On Sunday, 31 January 2021 at 12:14:53 UTC, Imperatorn wrote:
It says experimental, but it's fine:
https://dlang.org/phobos/std_experimental_allocator.html
Well, this looks very nice but I have to deal with GC as long I
want to use other libraries that are relying on it or even just
phobos.
Conclusion so far (for Windows):
32bit:
- GC just doesn't work at all
64bit:
- Collections are rare. It can be necessary to call GC.collect()
manually.
- Scope guards to explicit clean up / free memory at function
exit have no deep impact on most cases.
- If your application should save memory call GC.minimize() when
it's appropriate.
It seems that calling GC.enable() if it's already enabled just
disables the automatic GC again? Is this a bug?
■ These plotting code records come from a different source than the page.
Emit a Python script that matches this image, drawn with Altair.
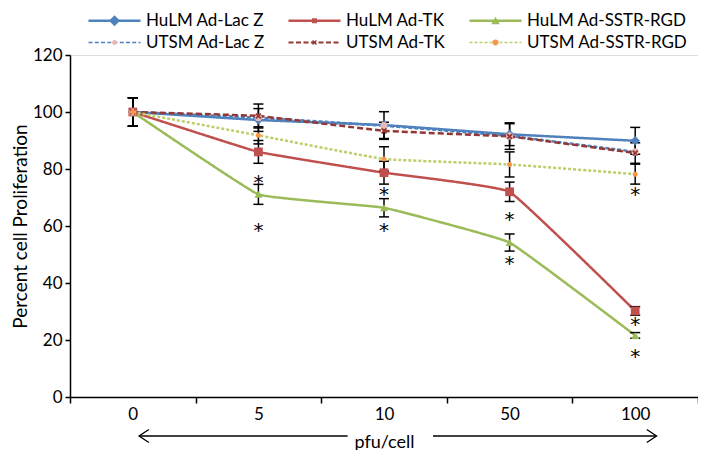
import math
import altair as alt
import pandas as pd

# ---------------- data ----------------
doses = ["0", "5", "10", "50", "100"]
series = ["HuLM Ad-Lac Z", "HuLM Ad-TK", "HuLM Ad-SSTR-RGD",
          "UTSM Ad-Lac Z", "UTSM Ad-TK", "UTSM Ad-SSTR-RGD"]

hulm_lacz = [100, 97.2, 95.4, 92.2, 89.9]
hulm_tk = [100, 86.0, 78.7, 72.0, 30.2]
hulm_sstr = [100, 71.1, 66.4, 54.2, 21.6]
utsm_lacz = [100, 98.0, 95.2, 91.6, 86.0]
utsm_tk = [100, 98.6, 93.4, 91.4, 85.6]
utsm_sstr = [100, 91.8, 83.5, 81.6, 78.2]

err_hulm_lacz = [5, 4.0, 4.7, 4.0, 4.7]
err_hulm_tk = [5, 4.0, 4.0, 3.4, 1.5]
err_hulm_sstr = [5, 3.5, 3.2, 3.0, 1.0]
err_utsm_lacz = [5, 0, 0, 0, 0]
err_utsm_tk = [5, 4.2, 3.0, 4.5, 3.6]
err_utsm_sstr = [5, 3.0, 4.3, 4.4, 3.5]

star_doses = ["5", "10", "50", "100", "5", "10", "50", "100", "100"]
star_levels = [76.8, 72.6, 63.8, 26.9, 60.0, 60.0, 48.3, 15.8, 72.6]

values = [hulm_lacz, hulm_tk, hulm_sstr, utsm_lacz, utsm_tk, utsm_sstr]
errors = [err_hulm_lacz, err_hulm_tk, err_hulm_sstr, err_utsm_lacz, err_utsm_tk, err_utsm_sstr]

# ---------------- styles ----------------
FONT = "Lato"
line_colors = ["#4F81BD", "#C0504D", "#9BBB59", "#4F81BD", "#953735", "#BBCF6A"]
marker_colors = ["#4F81BD", "#C0504D", "#9BBB59", "#E6B9B8", "#953735", "#F79646"]
dashes = [[1, 0], [1, 0], [1, 0], [4, 2], [6, 3], [3, 2]]
widths = [2.5, 2.5, 2.5, 1.5, 2.2, 1.3]

XPATH = "M-1,-0.6L-0.6,-1L0,-0.4L0.6,-1L1,-0.6L0.4,0L1,0.6L0.6,1L0,0.4L-0.6,1L-1,0.6L-0.4,0Z"
plot_shapes = ["diamond", "square", "triangle-up", "circle", XPATH, "circle"]
plot_sizes = [90, 25, 45, 25, 30, 36]


def scaled(path_pts, s):
    return "M" + "L".join(f"{x*s:.3f},{y*s:.3f}" for x, y in path_pts) + "Z"


def hline(x0, x1, t):
    return f"M{x0:.3f},{-t:.3f}L{x1:.3f},{-t:.3f}L{x1:.3f},{t:.3f}L{x0:.3f},{t:.3f}Z"


def dashed(x0, x1, t, dash, gap):
    out, x = [], x0
    while x < x1:
        e = min(x + dash, x1)
        out.append(hline(x, e, t))
        x = e + gap
    return "".join(out)


def circle(r, n=14):
    pts = [(r * math.cos(2 * math.pi * i / n), r * math.sin(2 * math.pi * i / n)) for i in range(n)]
    return scaled(pts, 1)


xpts = [(-1, -0.6), (-0.6, -1), (0, -0.4), (0.6, -1), (1, -0.6), (0.4, 0), (1, 0.6),
        (0.6, 1), (0, 0.4), (-0.6, 1), (-1, 0.6), (-0.4, 0)]

L = 5.2  # half length of legend line (units, 5px per unit)
legend_lines = [hline(-L, L, 0.25), hline(-L, L, 0.25), hline(-L, L, 0.25),
                dashed(-L, L, 0.15, 0.8, 0.45), dashed(-L, L, 0.2, 1.0, 0.5),
                dashed(-L, L, 0.13, 0.6, 0.4)]
legend_marks = ["M0,-1.1L1.1,0L0,1.1L-1.1,0Z",
                "M-0.5,-0.5L0.5,-0.5L0.5,0.5L-0.5,0.5Z",
                "M0,-0.8L0.85,0.7L-0.85,0.7Z",
                circle(0.5),
                scaled(xpts, 0.5),
                circle(0.6)]

# ---------------- tables ----------------
rows, erows = [], []
for s, vals, errs in zip(series, values, errors):
    for d, v, e in zip(doses, vals, errs):
        rows.append({"series": s, "dose": d, "value": v})
        if e > 0:
            erows.append({"series": s, "dose": d, "lo": v - e, "hi": v + e})
df = pd.DataFrame(rows)
edf = pd.DataFrame(erows)
sdf = pd.DataFrame({"dose": star_doses, "level": star_levels, "label": ["*"] * len(star_levels)})

W, H = 628, 342

xscale = alt.Scale(domain=doses, paddingInner=0, paddingOuter=0)
yscale = alt.Scale(domain=[0, 120])

X = alt.X("dose:N", scale=xscale, sort=doses,
          axis=alt.Axis(title="pfu/cell", labelAngle=0, tickBand="extent", tickSize=6,
                        tickColor="black", tickWidth=1.5, domainColor="black", domainWidth=1.5,
                        labelFont=FONT, labelFontSize=17, labelColor="black", labelPadding=3,
                        titleFont=FONT, titleFontSize=18, titleFontWeight="normal",
                        titleColor="black", titlePadding=11))
Y = alt.Y("value:Q", scale=yscale,
          axis=alt.Axis(title="Percent cell Proliferation", values=[0, 20, 40, 60, 80, 100, 120],
                        grid=False, tickSize=5, tickColor="black", tickWidth=1.5,
                        domainColor="black", domainWidth=1.5,
                        labelFont=FONT, labelFontSize=17, labelColor="black", labelPadding=3,
                        titleFont=FONT, titleFontSize=19, titleFontWeight="normal",
                        titleColor="black", titlePadding=2))

base = alt.Chart(df)

lines = base.mark_line(interpolate="cardinal", tension=0.75).encode(
    x=X, y=Y,
    color=alt.Color("series:N", scale=alt.Scale(domain=series, range=line_colors), legend=None),
    strokeDash=alt.StrokeDash("series:N", scale=alt.Scale(domain=series, range=dashes), legend=None),
    strokeWidth=alt.StrokeWidth("series:N", scale=alt.Scale(domain=series, range=widths), legend=None),
    detail="series:N",
)

ebars = alt.Chart(edf).mark_rule(color="black", strokeWidth=1.5).encode(
    x=alt.X("dose:N", scale=xscale, sort=doses), y=alt.Y("lo:Q", scale=yscale), y2="hi:Q")
cap_lo = alt.Chart(edf).mark_tick(color="black", thickness=1.5, size=10, opacity=1).encode(
    x=alt.X("dose:N", scale=xscale, sort=doses), y=alt.Y("lo:Q", scale=yscale))
cap_hi = alt.Chart(edf).mark_tick(color="black", thickness=1.5, size=10, opacity=1).encode(
    x=alt.X("dose:N", scale=xscale, sort=doses), y=alt.Y("hi:Q", scale=yscale))

points = base.mark_point(filled=True, opacity=1, strokeWidth=0).encode(
    x=alt.X("dose:N", scale=xscale, sort=doses), y=alt.Y("value:Q", scale=yscale),
    shape=alt.Shape("series:N", scale=alt.Scale(domain=series, range=plot_shapes), legend=None),
    fill=alt.Fill("series:N", scale=alt.Scale(domain=series, range=marker_colors), legend=None),
    size=alt.Size("series:N", scale=alt.Scale(domain=series, range=plot_sizes), legend=None),
)

stars = alt.Chart(sdf).mark_text(font="DejaVu Sans", fontSize=20, color="black",
                                 baseline="middle", dy=5).encode(
    x=alt.X("dose:N", scale=xscale, sort=doses), y=alt.Y("level:Q", scale=yscale), text="label:N")


def legend_props(label_opacity):
    return dict(orient="none", legendX=15, legendY=-43, direction="horizontal", columns=3,
                symbolSize=100, symbolOffset=21, labelOffset=23, columnPadding=20, rowPadding=4,
                title=None, labelFont=FONT, labelFontSize=17, labelColor="black", labelLimit=400,
                labelOpacity=label_opacity, symbolStrokeWidth=0, symbolOpacity=1, padding=0)


legA = base.transform_filter("false").mark_point(filled=True, opacity=1, size=100, strokeWidth=0).encode(
    x=alt.X("dose:N", scale=xscale, sort=doses), y=alt.Y("value:Q", scale=yscale),
    shape=alt.Shape("series:N", scale=alt.Scale(domain=series, range=legend_lines),
                    legend=alt.Legend(**legend_props(1))),
    fill=alt.Fill("series:N", scale=alt.Scale(domain=series, range=line_colors),
                  legend=alt.Legend(**legend_props(1))),
)
legB = base.transform_filter("false").mark_point(filled=True, opacity=1, size=100, strokeWidth=0).encode(
    x=alt.X("dose:N", scale=xscale, sort=doses), y=alt.Y("value:Q", scale=yscale),
    shape=alt.Shape("series:N", scale=alt.Scale(domain=series, range=legend_marks),
                    legend=alt.Legend(**legend_props(0))),
    fill=alt.Fill("series:N", scale=alt.Scale(domain=series, range=marker_colors),
                  legend=alt.Legend(**legend_props(0))),
)

# ---- double-headed arrow under the x axis ----
arrow_y = H + 39
seg_left = alt.Chart(pd.DataFrame({"a": ["0"], "b": ["10"]})).mark_rule(color="black", strokeWidth=1.3).encode(
    x=alt.X("a:N", scale=xscale, sort=doses, bandPosition=0.55),
    x2=alt.X2("b:N", bandPosition=0.21),
    y=alt.value(arrow_y))
seg_right = alt.Chart(pd.DataFrame({"a": ["10"], "b": ["100"]})).mark_rule(color="black", strokeWidth=1.3).encode(
    x=alt.X("a:N", scale=xscale, sort=doses, bandPosition=0.89),
    x2=alt.X2("b:N", bandPosition=0.67),
    y=alt.value(arrow_y))
head_left = alt.Chart(pd.DataFrame({"a": ["0"]})).mark_point(
    shape="M1.5,-1L0,0L1.5,1", filled=False, size=169, color="black", strokeWidth=1.3, opacity=1
).encode(x=alt.X("a:N", scale=xscale, sort=doses, bandPosition=0.55), y=alt.value(arrow_y))
head_right = alt.Chart(pd.DataFrame({"a": ["100"]})).mark_point(
    shape="M-1.5,-1L0,0L-1.5,1", filled=False, size=169, color="black", strokeWidth=1.3, opacity=1
).encode(x=alt.X("a:N", scale=xscale, sort=doses, bandPosition=0.67), y=alt.value(arrow_y))

chart = alt.layer(lines, ebars, cap_lo, cap_hi, points, stars,
                  seg_left, seg_right, head_left, head_right, legA, legB).resolve_scale(
    shape="independent", fill="independent"
).properties(
    width=W, height=H,
    autosize=alt.AutoSizeParams(type="none"),
    padding={"left": 62, "top": 47, "right": 0, "bottom": 53},
).configure_view(stroke=None).configure(background="white")

chart.save("out.html", embed_options={"renderer": "svg", "actions": False})
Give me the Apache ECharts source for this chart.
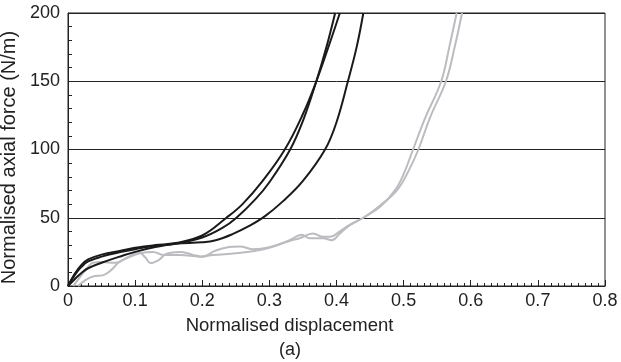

I cannot
reproduce it outside my application yet since it's not clear when
the GC starts collecting, but it always shows the same behaviour:
// GC.enable();
Case A: The app is very kind in memory usage (~20 MB)
GC.enable();
Case B: The app is consuming huge amount of memory (~900 MB)
GC.disable();
GC.enable();
Case A again
GC.disable();
GC.enable();
GC.enable();
Case B again
I also have to struggle what the specs' text actually mean:
This function is reentrant, and must be called once for every
call to disable before automatic collections are enabled.